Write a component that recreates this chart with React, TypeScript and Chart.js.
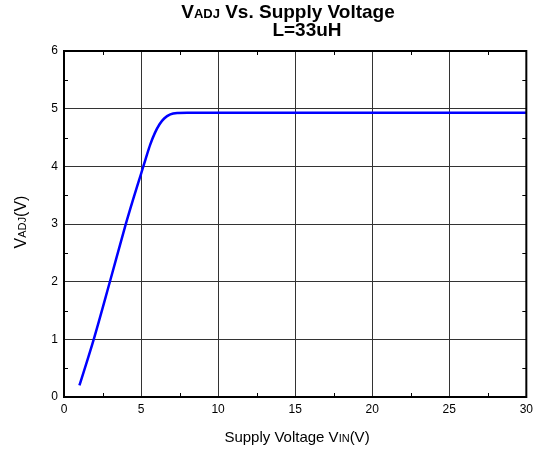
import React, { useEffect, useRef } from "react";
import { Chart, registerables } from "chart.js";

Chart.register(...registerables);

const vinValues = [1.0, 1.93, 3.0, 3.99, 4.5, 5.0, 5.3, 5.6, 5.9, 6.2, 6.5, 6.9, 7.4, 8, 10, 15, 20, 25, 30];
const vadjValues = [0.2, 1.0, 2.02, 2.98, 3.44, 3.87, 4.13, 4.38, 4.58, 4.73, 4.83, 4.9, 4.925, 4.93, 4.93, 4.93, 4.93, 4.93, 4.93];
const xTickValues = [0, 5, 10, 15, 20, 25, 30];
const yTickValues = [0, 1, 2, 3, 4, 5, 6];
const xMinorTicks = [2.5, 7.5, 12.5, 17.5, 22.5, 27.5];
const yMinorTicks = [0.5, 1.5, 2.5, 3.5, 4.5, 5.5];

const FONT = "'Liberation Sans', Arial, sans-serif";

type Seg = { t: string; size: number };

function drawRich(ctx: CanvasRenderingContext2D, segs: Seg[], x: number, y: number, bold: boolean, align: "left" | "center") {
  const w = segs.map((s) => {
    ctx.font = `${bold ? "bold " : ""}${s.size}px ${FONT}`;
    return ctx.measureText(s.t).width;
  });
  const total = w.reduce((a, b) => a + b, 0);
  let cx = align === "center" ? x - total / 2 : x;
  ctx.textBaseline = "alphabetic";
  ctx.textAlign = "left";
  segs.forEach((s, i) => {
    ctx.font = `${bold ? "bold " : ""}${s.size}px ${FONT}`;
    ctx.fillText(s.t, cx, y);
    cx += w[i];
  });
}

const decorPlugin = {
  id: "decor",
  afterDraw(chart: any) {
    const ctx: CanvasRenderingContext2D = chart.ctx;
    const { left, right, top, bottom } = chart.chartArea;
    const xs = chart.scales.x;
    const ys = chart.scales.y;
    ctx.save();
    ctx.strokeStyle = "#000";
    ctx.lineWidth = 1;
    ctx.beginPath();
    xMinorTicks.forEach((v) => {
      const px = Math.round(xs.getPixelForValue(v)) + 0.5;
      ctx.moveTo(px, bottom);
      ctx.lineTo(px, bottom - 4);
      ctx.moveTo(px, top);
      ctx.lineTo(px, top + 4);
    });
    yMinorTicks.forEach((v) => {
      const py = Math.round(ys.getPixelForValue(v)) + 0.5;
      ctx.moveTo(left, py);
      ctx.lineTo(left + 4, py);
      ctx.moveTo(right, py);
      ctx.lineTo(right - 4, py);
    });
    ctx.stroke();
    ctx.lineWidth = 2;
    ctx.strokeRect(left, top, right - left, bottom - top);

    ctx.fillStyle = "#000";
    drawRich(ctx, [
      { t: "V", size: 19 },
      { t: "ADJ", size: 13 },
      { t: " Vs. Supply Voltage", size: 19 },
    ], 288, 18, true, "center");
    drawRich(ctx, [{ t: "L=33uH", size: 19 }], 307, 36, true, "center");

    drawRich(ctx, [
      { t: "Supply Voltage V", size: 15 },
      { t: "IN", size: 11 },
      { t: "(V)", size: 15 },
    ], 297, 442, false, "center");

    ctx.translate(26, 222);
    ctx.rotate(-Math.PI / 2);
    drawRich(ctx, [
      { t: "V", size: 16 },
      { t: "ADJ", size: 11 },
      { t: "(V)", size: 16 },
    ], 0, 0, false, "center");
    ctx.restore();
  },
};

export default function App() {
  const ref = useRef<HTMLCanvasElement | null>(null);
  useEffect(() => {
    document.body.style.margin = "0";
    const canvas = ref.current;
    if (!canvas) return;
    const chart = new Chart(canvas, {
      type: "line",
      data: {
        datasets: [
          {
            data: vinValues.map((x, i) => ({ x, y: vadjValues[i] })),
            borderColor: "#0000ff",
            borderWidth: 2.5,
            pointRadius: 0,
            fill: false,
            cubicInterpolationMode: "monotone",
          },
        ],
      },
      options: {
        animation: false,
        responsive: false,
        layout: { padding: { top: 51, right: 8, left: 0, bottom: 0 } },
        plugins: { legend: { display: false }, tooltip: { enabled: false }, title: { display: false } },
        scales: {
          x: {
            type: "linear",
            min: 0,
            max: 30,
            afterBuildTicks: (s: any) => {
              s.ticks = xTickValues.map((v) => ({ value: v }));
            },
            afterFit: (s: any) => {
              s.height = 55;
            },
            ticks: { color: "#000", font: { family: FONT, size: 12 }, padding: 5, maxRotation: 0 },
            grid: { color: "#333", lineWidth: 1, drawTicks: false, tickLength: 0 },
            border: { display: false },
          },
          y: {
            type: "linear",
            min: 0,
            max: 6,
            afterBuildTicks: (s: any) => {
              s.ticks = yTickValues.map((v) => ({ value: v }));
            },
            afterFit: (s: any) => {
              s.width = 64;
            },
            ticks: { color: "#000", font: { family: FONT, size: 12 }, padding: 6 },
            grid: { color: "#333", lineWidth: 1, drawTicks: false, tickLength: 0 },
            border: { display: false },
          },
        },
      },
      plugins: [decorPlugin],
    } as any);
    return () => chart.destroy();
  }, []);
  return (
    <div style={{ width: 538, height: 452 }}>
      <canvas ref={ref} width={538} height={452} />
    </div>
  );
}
◇ ◇ ◇ ◇ ◇
| Goal of the exercise |
Gather each line of the listing containing the word "React" and show it.

| Task solution |
Write a component that recreates this chart with React, TypeScript and Chart.js.
import React, { useEffect, useRef } from "react";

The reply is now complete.